Problem
Retype, exactly as they stand, the lines from the start of the data to the line that contains "import matplotlib.pyplot as plt", both ends included. Leave the pictures out.

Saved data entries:
▶
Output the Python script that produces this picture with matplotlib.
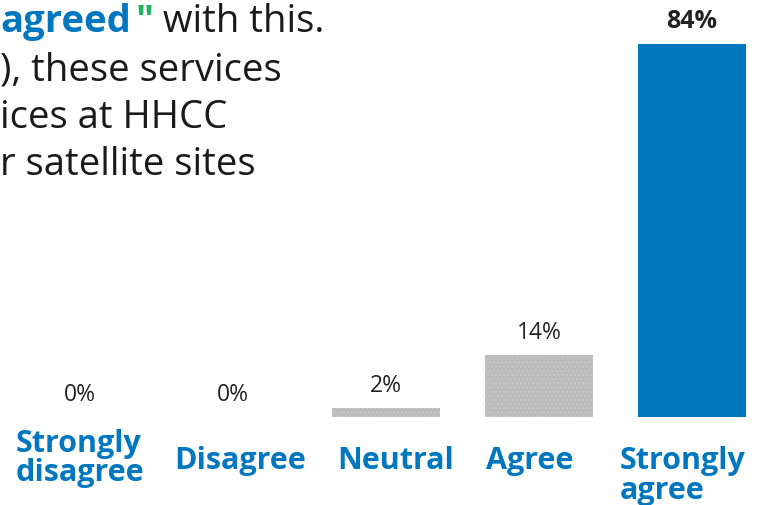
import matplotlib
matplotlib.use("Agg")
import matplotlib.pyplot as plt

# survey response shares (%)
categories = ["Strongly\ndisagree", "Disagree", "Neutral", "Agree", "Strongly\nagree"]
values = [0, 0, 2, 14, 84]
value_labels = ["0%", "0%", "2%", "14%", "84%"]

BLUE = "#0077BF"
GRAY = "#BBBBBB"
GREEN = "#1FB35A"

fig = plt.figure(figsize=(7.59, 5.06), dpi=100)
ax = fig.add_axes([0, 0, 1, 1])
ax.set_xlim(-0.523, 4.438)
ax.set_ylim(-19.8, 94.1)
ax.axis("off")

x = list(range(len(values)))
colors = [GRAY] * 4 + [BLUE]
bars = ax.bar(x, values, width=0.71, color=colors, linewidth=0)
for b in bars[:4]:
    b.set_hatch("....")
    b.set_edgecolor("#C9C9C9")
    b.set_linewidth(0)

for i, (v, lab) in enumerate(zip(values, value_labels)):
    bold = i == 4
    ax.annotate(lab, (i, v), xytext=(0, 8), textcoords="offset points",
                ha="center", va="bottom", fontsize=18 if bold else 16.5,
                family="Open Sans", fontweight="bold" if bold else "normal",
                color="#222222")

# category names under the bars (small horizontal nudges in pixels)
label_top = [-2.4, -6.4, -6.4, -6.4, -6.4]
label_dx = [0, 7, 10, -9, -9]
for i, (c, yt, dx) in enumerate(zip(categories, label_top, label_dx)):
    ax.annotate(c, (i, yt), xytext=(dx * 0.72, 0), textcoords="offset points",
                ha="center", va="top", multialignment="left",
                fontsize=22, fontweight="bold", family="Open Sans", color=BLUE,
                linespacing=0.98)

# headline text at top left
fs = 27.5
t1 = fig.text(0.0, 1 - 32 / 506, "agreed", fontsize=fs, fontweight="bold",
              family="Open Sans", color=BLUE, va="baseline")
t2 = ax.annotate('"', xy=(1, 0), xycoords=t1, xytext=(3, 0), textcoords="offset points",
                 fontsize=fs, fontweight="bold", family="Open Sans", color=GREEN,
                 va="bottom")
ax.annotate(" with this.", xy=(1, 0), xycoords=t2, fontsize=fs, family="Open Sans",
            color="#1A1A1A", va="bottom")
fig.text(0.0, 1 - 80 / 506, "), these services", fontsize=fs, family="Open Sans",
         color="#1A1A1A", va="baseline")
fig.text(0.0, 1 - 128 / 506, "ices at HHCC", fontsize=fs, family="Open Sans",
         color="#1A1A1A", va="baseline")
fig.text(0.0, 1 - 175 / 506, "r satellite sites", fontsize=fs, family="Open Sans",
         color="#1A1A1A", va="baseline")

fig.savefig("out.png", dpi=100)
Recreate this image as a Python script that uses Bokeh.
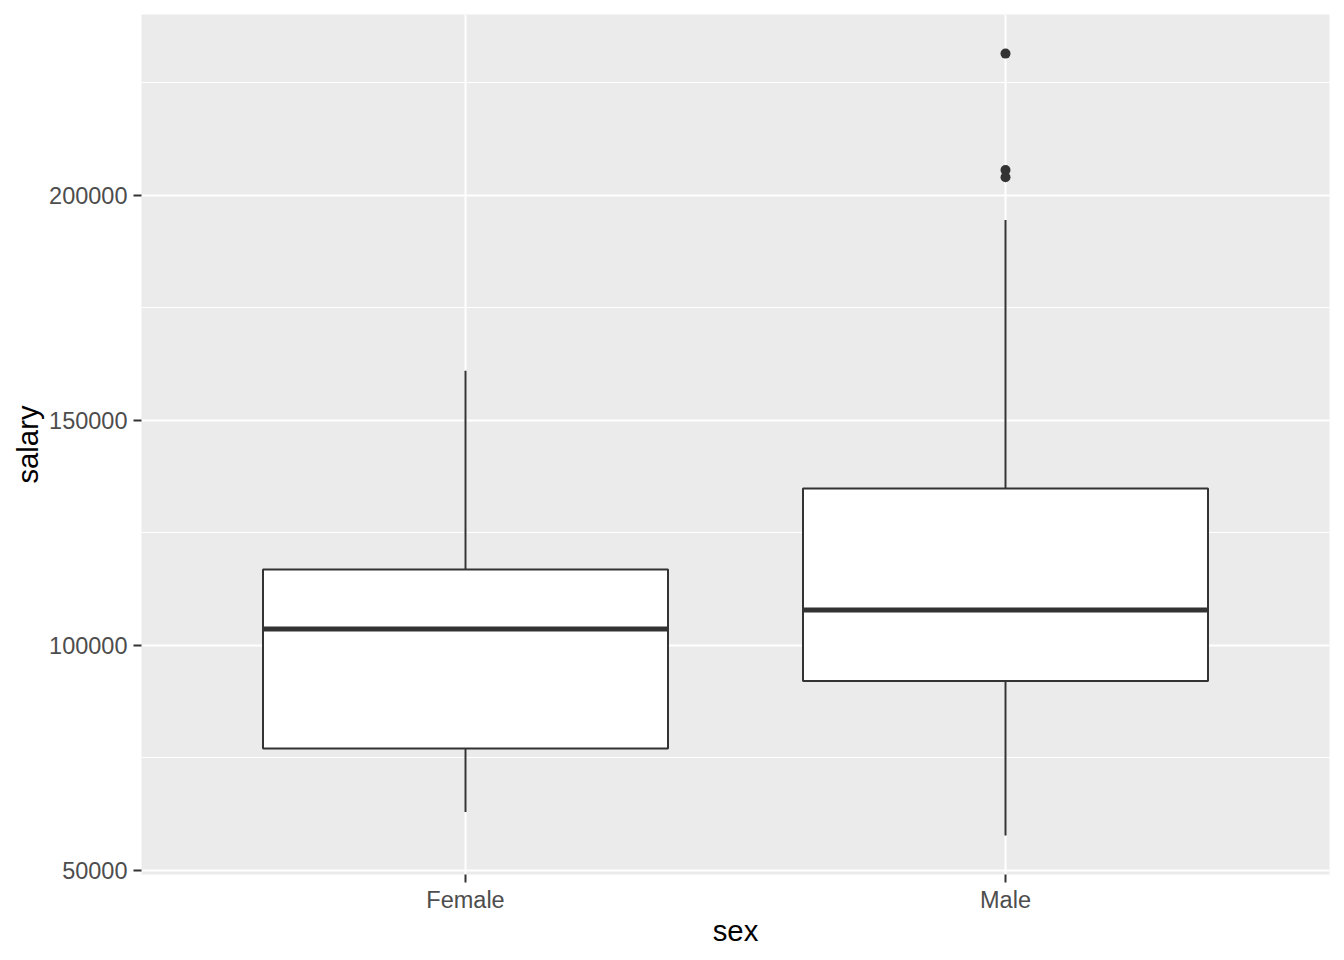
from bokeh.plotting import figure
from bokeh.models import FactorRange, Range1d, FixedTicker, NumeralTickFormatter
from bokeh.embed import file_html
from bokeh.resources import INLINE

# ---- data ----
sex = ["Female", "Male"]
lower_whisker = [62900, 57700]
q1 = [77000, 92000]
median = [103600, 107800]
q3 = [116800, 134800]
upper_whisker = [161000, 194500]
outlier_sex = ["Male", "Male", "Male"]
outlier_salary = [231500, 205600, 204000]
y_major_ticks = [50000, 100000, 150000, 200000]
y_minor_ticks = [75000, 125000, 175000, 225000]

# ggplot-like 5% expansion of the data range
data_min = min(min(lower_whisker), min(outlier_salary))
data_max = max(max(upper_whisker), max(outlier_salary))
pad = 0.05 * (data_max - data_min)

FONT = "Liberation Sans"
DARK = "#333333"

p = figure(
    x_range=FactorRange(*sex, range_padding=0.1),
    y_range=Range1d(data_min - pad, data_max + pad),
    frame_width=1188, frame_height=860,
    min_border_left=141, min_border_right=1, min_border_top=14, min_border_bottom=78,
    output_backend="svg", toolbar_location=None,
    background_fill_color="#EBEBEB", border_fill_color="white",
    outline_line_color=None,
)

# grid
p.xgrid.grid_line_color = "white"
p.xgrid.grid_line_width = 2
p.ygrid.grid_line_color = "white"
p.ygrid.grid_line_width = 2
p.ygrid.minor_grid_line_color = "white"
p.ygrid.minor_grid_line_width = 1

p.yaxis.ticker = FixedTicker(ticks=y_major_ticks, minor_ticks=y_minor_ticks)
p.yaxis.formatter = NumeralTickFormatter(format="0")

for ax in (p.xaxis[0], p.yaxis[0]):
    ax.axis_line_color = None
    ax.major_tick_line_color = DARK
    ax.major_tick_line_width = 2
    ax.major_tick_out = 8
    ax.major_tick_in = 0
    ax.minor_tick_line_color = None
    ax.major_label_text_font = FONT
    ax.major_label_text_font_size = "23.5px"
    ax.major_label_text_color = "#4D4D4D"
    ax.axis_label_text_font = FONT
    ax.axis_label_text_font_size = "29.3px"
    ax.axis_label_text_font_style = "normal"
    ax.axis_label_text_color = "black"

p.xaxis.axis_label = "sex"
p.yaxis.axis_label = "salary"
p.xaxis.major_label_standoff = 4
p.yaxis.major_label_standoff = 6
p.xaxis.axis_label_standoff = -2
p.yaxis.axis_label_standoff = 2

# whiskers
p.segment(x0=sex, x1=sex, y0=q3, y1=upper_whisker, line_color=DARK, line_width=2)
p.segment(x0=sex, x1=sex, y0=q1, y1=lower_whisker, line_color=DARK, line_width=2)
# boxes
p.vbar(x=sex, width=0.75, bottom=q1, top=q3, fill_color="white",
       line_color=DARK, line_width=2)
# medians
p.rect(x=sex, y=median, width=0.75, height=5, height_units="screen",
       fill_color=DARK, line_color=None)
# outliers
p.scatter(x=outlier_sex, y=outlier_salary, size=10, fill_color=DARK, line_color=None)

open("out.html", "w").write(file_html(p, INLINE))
◀
Result
Output the Python script that produces this picture with matplotlib.
import matplotlib
matplotlib.use("Agg")
import matplotlib.pyplot as plt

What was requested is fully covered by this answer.